Venezuela’s Electricidad de Caracas — a state-owned electric company — has defaulted on a $650 million bond payment, Wilmington Trust said Friday.
The default comes as the International Swaps and Derivatives Association (ISDA) prepares to decide next Monday whether state-run oil giant Petroleos de Venezuela (PDVSA) experienced a credit event earlier this month.
PDVSA missed a $1.12 billion bond payment on Nov. 2. If ISDA decides that PDVSA did experience a credit event, that could lead bondholders to declare a default, which could trigger an avalanche.

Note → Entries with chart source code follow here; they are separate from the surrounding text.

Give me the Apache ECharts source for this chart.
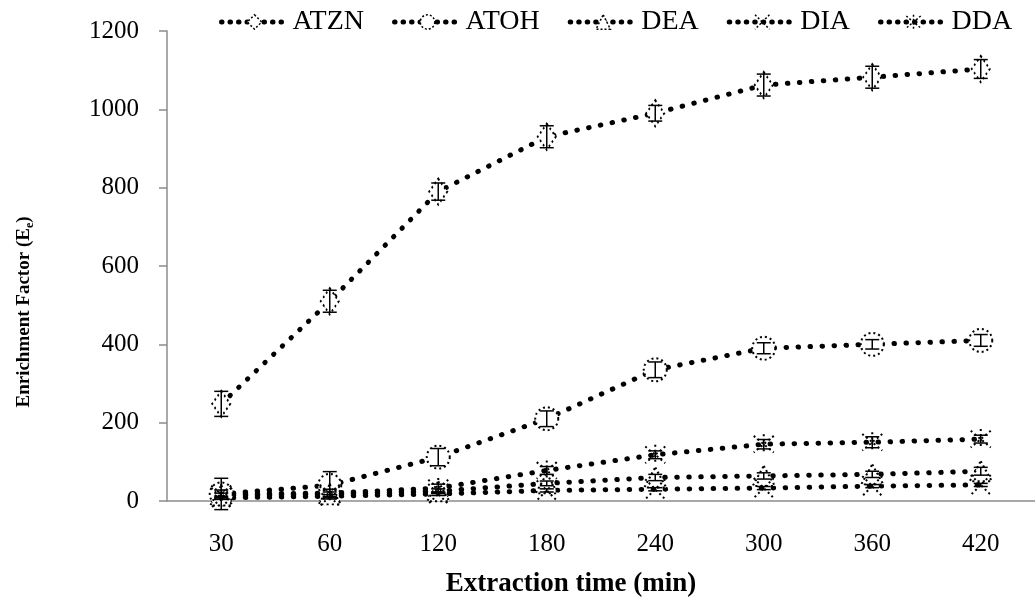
<!DOCTYPE html>
<html>
<head>
<meta charset="utf-8">
<script src="https://cdn.jsdelivr.net/npm/echarts@6/dist/echarts.min.js"></script>
<style>
  html, body { margin: 0; padding: 0; background: #fff; }
  #main { width: 1035px; height: 607px; }
</style>
</head>
<body>
<div id="main"></div>
<script>
// 提取时间 (min)
var categories = ['30', '60', '120', '180', '240', '300', '360', '420'];
// 各物质富集因子 及 误差
var atzn = [248, 510, 790, 930, 990, 1062, 1082, 1103];
var atznErr = [32, 28, 22, 28, 20, 28, 28, 24];
var atoh = [18, 40, 112, 210, 335, 390, 400, 410];
var atohErr = [40, 35, 22, 20, 20, 14, 12, 15];
var dea = [14, 17, 25, 45, 60, 64, 68, 76];
var deaErr = [6, 6, 6, 6, 8, 8, 8, 10];
var dia = [8, 12, 18, 27, 30, 33, 38, 41];
var diaErr = [4, 4, 4, 4, 4, 4, 4, 4];
var dda = [18, 20, 33, 78, 118, 145, 150, 158];
var ddaErr = [10, 10, 10, 10, 10, 12, 14, 10];
var yTicks = [0, 200, 400, 600, 800, 1000, 1200];

var FONT = '"Liberation Serif", "Times New Roman", serif';

var myChart = echarts.init(document.getElementById('main'));

var dotLine = {
    color: '#000',
    width: 5,
    type: [0.5, 11.5],
    cap: 'round'
};
var markerStyle = {
    color: '#fff',
    borderColor: '#000',
    borderWidth: 2,
    borderType: [2, 3]
};

function lineSeries(name, data, symbol, size) {
    return {
        name: name,
        type: 'line',
        data: data,
        symbol: symbol,
        symbolSize: size,
        showAllSymbol: true,
        lineStyle: dotLine,
        itemStyle: markerStyle,
        z: 2,
        emphasis: { disabled: true }
    };
}

// 误差线
function errSeries(values, errs) {
    var d = values.map(function (v, i) {
        return [i, v - errs[i], v + errs[i]];
    });
    return {
        type: 'custom',
        silent: true,
        z: 3,
        data: d,
        renderItem: function (params, api) {
            var lo = api.coord([api.value(0), api.value(1)]);
            var hi = api.coord([api.value(0), api.value(2)]);
            var w = 7;
            var st = { stroke: '#000', lineWidth: 1.5 };
            return {
                type: 'group',
                children: [
                    { type: 'line', shape: { x1: lo[0], y1: lo[1], x2: hi[0], y2: hi[1] }, style: st },
                    { type: 'line', shape: { x1: lo[0] - w, y1: lo[1], x2: lo[0] + w, y2: lo[1] }, style: st },
                    { type: 'line', shape: { x1: hi[0] - w, y1: hi[1], x2: hi[0] + w, y2: hi[1] }, style: st }
                ]
            };
        }
    };
}

var crossPath = 'path://M0,0L10,10M10,0L0,10';
var starPath = 'path://M0,0L10,10M10,0L0,10M5,-1L5,11';

option = {
    animation: false,
    legend: {
        top: 3,
        left: 214,
        itemWidth: 66,
        itemHeight: 18,
        itemGap: 28,
        lineStyle: { color: '#000', width: 5, type: [0.5, 8], cap: 'round' },
        itemStyle: { color: '#fff', borderColor: '#000', borderWidth: 1.5, borderType: [2, 2] },
        textStyle: { fontFamily: FONT, fontSize: 28, color: '#000' },
        data: ['ATZN', 'ATOH', 'DEA', 'DIA', 'DDA']
    },
    grid: {
        left: 167,
        right: -6,
        top: 31,
        bottom: 106,
        containLabel: false
    },
    xAxis: {
        type: 'category',
        data: categories,
        boundaryGap: true,
        axisLine: { lineStyle: { color: '#8c8c8c', width: 1.5 } },
        axisTick: { show: false },
        splitLine: { show: false },
        axisLabel: { fontFamily: FONT, fontSize: 25, color: '#000', margin: 31 }
    },
    yAxis: {
        type: 'value',
        min: 0,
        max: 1200,
        interval: 200,
        axisLine: { show: true, lineStyle: { color: '#8c8c8c', width: 1.5 } },
        axisTick: { show: true, length: 8, lineStyle: { color: '#8c8c8c', width: 1.5 } },
        splitLine: { show: false },
        axisLabel: {
            fontFamily: FONT, fontSize: 25, color: '#000', margin: 28,
            formatter: function (v) { return yTicks.indexOf(v) >= 0 ? String(v) : ''; }
        }
    },
    graphic: [
        {
            type: 'text',
            x: 24,
            y: 312,
            rotation: Math.PI / 2,
            style: {
                text: '{a|Enrichment Factor (E}{s|e}{a|)}',
                align: 'center',
                verticalAlign: 'middle',
                rich: {
                    a: { fontFamily: FONT, fontSize: 19, fontWeight: 'bold', fill: '#000', lineHeight: 24 },
                    s: { fontFamily: FONT, fontSize: 12, fontWeight: 'bold', fill: '#000', verticalAlign: 'bottom', lineHeight: 18 }
                }
            }
        },
        {
            type: 'text',
            x: 571,
            y: 584,
            style: {
                text: 'Extraction time (min)',
                align: 'center',
                verticalAlign: 'middle',
                fontFamily: FONT,
                fontSize: 27,
                fontWeight: 'bold',
                fill: '#000'
            }
        }
    ],
    series: [
        lineSeries('ATZN', atzn, 'diamond', [18, 26]),
        lineSeries('ATOH', atoh, 'circle', 23),
        lineSeries('DEA', dea, 'triangle', [22, 20]),
        lineSeries('DIA', dia, crossPath, [20, 20]),
        lineSeries('DDA', dda, starPath, [20, 20]),
        errSeries(atzn, atznErr),
        errSeries(atoh, atohErr),
        errSeries(dea, deaErr),
        errSeries(dia, diaErr),
        errSeries(dda, ddaErr)
    ]
};
myChart.setOption(option);
</script>
</body>
</html>
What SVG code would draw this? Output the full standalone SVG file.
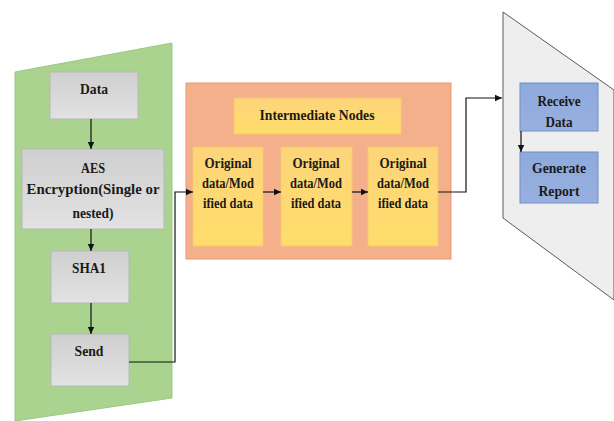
<svg xmlns="http://www.w3.org/2000/svg" width="614" height="421" viewBox="0 0 614 421" font-family="'Liberation Serif', 'DejaVu Serif', serif">
  <defs>
    <linearGradient id="grayGrad" x1="0" y1="0" x2="0" y2="1">
      <stop offset="0" stop-color="#cfcfcf"/>
      <stop offset="1" stop-color="#e2e2e2"/>
    </linearGradient>
    <linearGradient id="yellowGrad" x1="0" y1="0" x2="0" y2="1">
      <stop offset="0" stop-color="#fdd57a"/>
      <stop offset="1" stop-color="#ffdd6b"/>
    </linearGradient>
    <linearGradient id="blueGrad" x1="0" y1="0" x2="0" y2="1">
      <stop offset="0" stop-color="#8ea9dc"/>
      <stop offset="1" stop-color="#97b0df"/>
    </linearGradient>
    <marker id="arrow" markerWidth="8" markerHeight="8" refX="7" refY="4" orient="auto" markerUnits="userSpaceOnUse">
      <path d="M0,0.8 L7,4 L0,7.2 Z" fill="#111"/>
    </marker>
    <style>
      text { font-family: "Liberation Serif", "DejaVu Serif", serif; font-weight: bold; font-size: 15px; fill: #1a1a1a; text-anchor: middle; }
      .gray { fill: url(#grayGrad); stroke: #b8b8b8; stroke-width: 1; }
      .yellow { fill: url(#yellowGrad); stroke: #f7c873; stroke-width: 1; }
      .blue { fill: url(#blueGrad); stroke: #6f8fcc; stroke-width: 1; }
      .conn { fill: none; stroke: #111; stroke-width: 1.2; }
    </style>
  </defs>

  <!-- background panels -->
  <g id="sender-panel">
    <polygon points="15,72 172,43 172,398 15,421" fill="#a9d38f" stroke="#9cc783" stroke-width="1"/>
  </g>
  <g id="network-panel">
    <rect x="186" y="83" width="265" height="176" fill="#f4b08a" stroke="#e89a70" stroke-width="1"/>
  </g>
  <g id="receiver-panel">
    <polygon points="503,12 614,90 614,300 503,218" fill="#eeeeee" stroke="#5a5a5a" stroke-width="1"/>
  </g>

  <!-- sender side -->
  <g id="node-data">
    <rect class="gray" x="50" y="72" width="88" height="47"/>
    <text x="94" y="94" textLength="28" lengthAdjust="spacingAndGlyphs">Data</text>
  </g>
  <g id="node-aes">
    <rect class="gray" x="22" y="149" width="142" height="80"/>
    <text x="93" y="173" textLength="24" lengthAdjust="spacingAndGlyphs">AES</text>
    <text x="93" y="194" textLength="133" lengthAdjust="spacingAndGlyphs">Encryption(Single or</text>
    <text x="93" y="218" textLength="41" lengthAdjust="spacingAndGlyphs">nested)</text>
  </g>
  <g id="node-sha1">
    <rect class="gray" x="51" y="251" width="78" height="52"/>
    <text x="89" y="273" textLength="34" lengthAdjust="spacingAndGlyphs">SHA1</text>
  </g>
  <g id="node-send">
    <rect class="gray" x="51" y="334" width="78" height="52"/>
    <text x="89" y="356" textLength="29" lengthAdjust="spacingAndGlyphs">Send</text>
  </g>

  <!-- intermediate nodes -->
  <g id="node-intermediate-title">
    <rect class="yellow" x="234" y="98" width="167" height="36"/>
    <text x="317" y="120" textLength="115" lengthAdjust="spacingAndGlyphs">Intermediate Nodes</text>
  </g>
  <g id="node-hop1">
    <rect class="yellow" x="193" y="147" width="70" height="99"/>
    <text x="228" y="168" textLength="47" lengthAdjust="spacingAndGlyphs">Original</text>
    <text x="228" y="188" textLength="52" lengthAdjust="spacingAndGlyphs">data/Mod</text>
    <text x="228" y="208" textLength="50" lengthAdjust="spacingAndGlyphs">ified data</text>
  </g>
  <g id="node-hop2">
    <rect class="yellow" x="281" y="147" width="71" height="99"/>
    <text x="316" y="168" textLength="47" lengthAdjust="spacingAndGlyphs">Original</text>
    <text x="316" y="188" textLength="52" lengthAdjust="spacingAndGlyphs">data/Mod</text>
    <text x="316" y="208" textLength="50" lengthAdjust="spacingAndGlyphs">ified data</text>
  </g>
  <g id="node-hop3">
    <rect class="yellow" x="368" y="147" width="70" height="99"/>
    <text x="403" y="168" textLength="47" lengthAdjust="spacingAndGlyphs">Original</text>
    <text x="403" y="188" textLength="52" lengthAdjust="spacingAndGlyphs">data/Mod</text>
    <text x="403" y="208" textLength="50" lengthAdjust="spacingAndGlyphs">ified data</text>
  </g>

  <!-- receiver side -->
  <g id="node-receive">
    <rect class="blue" x="520" y="83" width="78" height="48"/>
    <text x="559" y="106" textLength="43" lengthAdjust="spacingAndGlyphs">Receive</text>
    <text x="559" y="127" textLength="27" lengthAdjust="spacingAndGlyphs">Data</text>
  </g>
  <g id="node-report">
    <rect class="blue" x="520" y="152" width="78" height="51"/>
    <text x="559" y="173" textLength="54" lengthAdjust="spacingAndGlyphs">Generate</text>
    <text x="559" y="196" textLength="41" lengthAdjust="spacingAndGlyphs">Report</text>
  </g>

  <!-- connectors -->
  <g id="connectors">
    <line class="conn" x1="91" y1="119" x2="91" y2="149" marker-end="url(#arrow)"/>
    <line class="conn" x1="91" y1="229" x2="91" y2="251" marker-end="url(#arrow)"/>
    <line class="conn" x1="91" y1="303" x2="91" y2="334" marker-end="url(#arrow)"/>
    <polyline class="conn" points="129,362 175,362 175,192 193,192" marker-end="url(#arrow)"/>
    <line class="conn" x1="263" y1="192" x2="281" y2="192" marker-end="url(#arrow)"/>
    <line class="conn" x1="352" y1="192" x2="368" y2="192" marker-end="url(#arrow)"/>
    <polyline class="conn" points="438,192 466,192 466,98 502,98" marker-end="url(#arrow)"/>
    <line class="conn" x1="521" y1="131" x2="521" y2="152" marker-end="url(#arrow)"/>
  </g>
</svg>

“We expect if holders do declare a default then that could be used to trigger cross default across the whole US$28bn of PDVSA bonds,” Stuart Culverhouse, chief economist at Exotix Capital, said in a note. He noted, however, that bondholders “may simply give the government more time to make the payment, as the intention seems to be there, but coordinating a large group of holders with different incentives could prove challenging.”
President Nicolas Maduro erased any remnants of democracy in late July, stripping political opponents of power and establishing a new legislature filled with his cronies.
But Maduro’s cemented regime still faces the same problems it started years ago: An exodus of its educated class combined with mass shortages of food, medicine, money and — most importantly — time.
Shortages of basic medicine and proper medical equipment are common. More than 750 women died during or shortly after childbirth in 2016, a 66% increase from 2015, according to the Venezuelan health ministry.